College is a lot of change. Very little is set in stone. This is not meant to insight fear. Change is a fact of life. Perspectives change, goals change,and relationships change. People move, and change careers or jobs. Pre-college, we’re in a little bubble of life where our parent(s) have been guiding us through life and have been with us for a lot of it. Now we’re on our own a little more and it’s up to us to figure out what we want. This is so intimidating. I’ve felt this a lot lately. It can feel scary.
I recently had my first career-related job. Now that I’ve had the undergraduate job experience that I’ve longed for, my vision of my career and life has shifted. I feel the need to re-evaluate why I concluded that I want to pursue a career in medicine. Mainly because I have learned more about my major and other possible career paths. Why after all this time am I compelled to go down a certain path? I feel so intimidated. I am trying to go with the flow of my life— take the opportunities I find and use them to the best of my ability. But I can’t help but feel the need to dig deep and figure out what I want as soon as possible. This is good, but I also need to become comfortable with the fact that I will not know everything that I want all at once. I need to become more patient. My personality tends to be impatient, especially in times of discomfort.

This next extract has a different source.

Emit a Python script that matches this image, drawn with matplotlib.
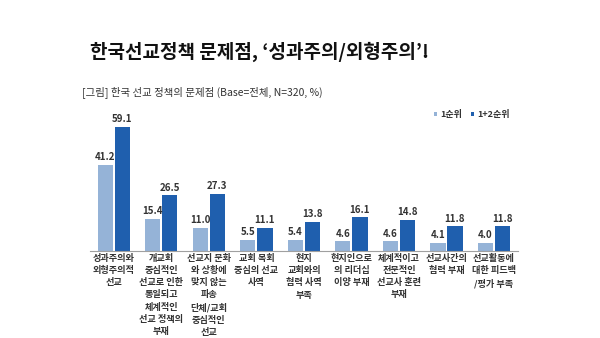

See- I have learned a lot about myself! Being involved in research as an undergraduate student helps you reevaluate and reconsider your career goals, and hopefully gain a better understanding of what kind of career you want. Scary— I know. I only have ~2 months of experience in research, but I’ve learned so much and feel like a new person.
I feel a lot of self-doubts, I am not going to lie. I am both shocked and proud of myself for getting my first career-related job. It felt so intangible for so long and truly felt out of reach for me over a month ago. Now that I have had a research position, I’ve been given the incredible opportunity to see cool experiments, help with data collection, and help with data analysis. Accepting anyone, especially an undergraduate into a lab is a huge investment as I have to be shown or taught everything, and because I am an undergraduate, I don’t have the authority to do things independently, nor should I yet… lol.
I am glad I didn’t get a research position earlier. I remember wanting one in the fall of my freshman year but also having no idea what I would get out of it, why I wanted it, and what they were looking for. I lacked the real reason and interest for it. I thought it was a cool experience but had no idea how to articulate why that was. Reflecting on this is reassuring that yes, you may not have everything figured out. Being patient and learning as much as you can are things I am trying to get more comfortable with, qualities that are helpful when it comes to handling change.
We are creatures of habit. Habits make us feel like we have control over our life. But just because something is new doesn’t mean it’s a bad thing, and just because we’re used to something doesn’t mean it is positive. Learning to accept change is a challenge for anyone and maturing is learning how to better adapt to it. Do not be afraid to put yourself out there and try new things! At the end of the day, you just have to be secure in yourself. Become your best friend; take care of yourself first and from there you can handle change better and meet new people. As cheesy as this is, you’re fully capable, you just have to genuinely believe that.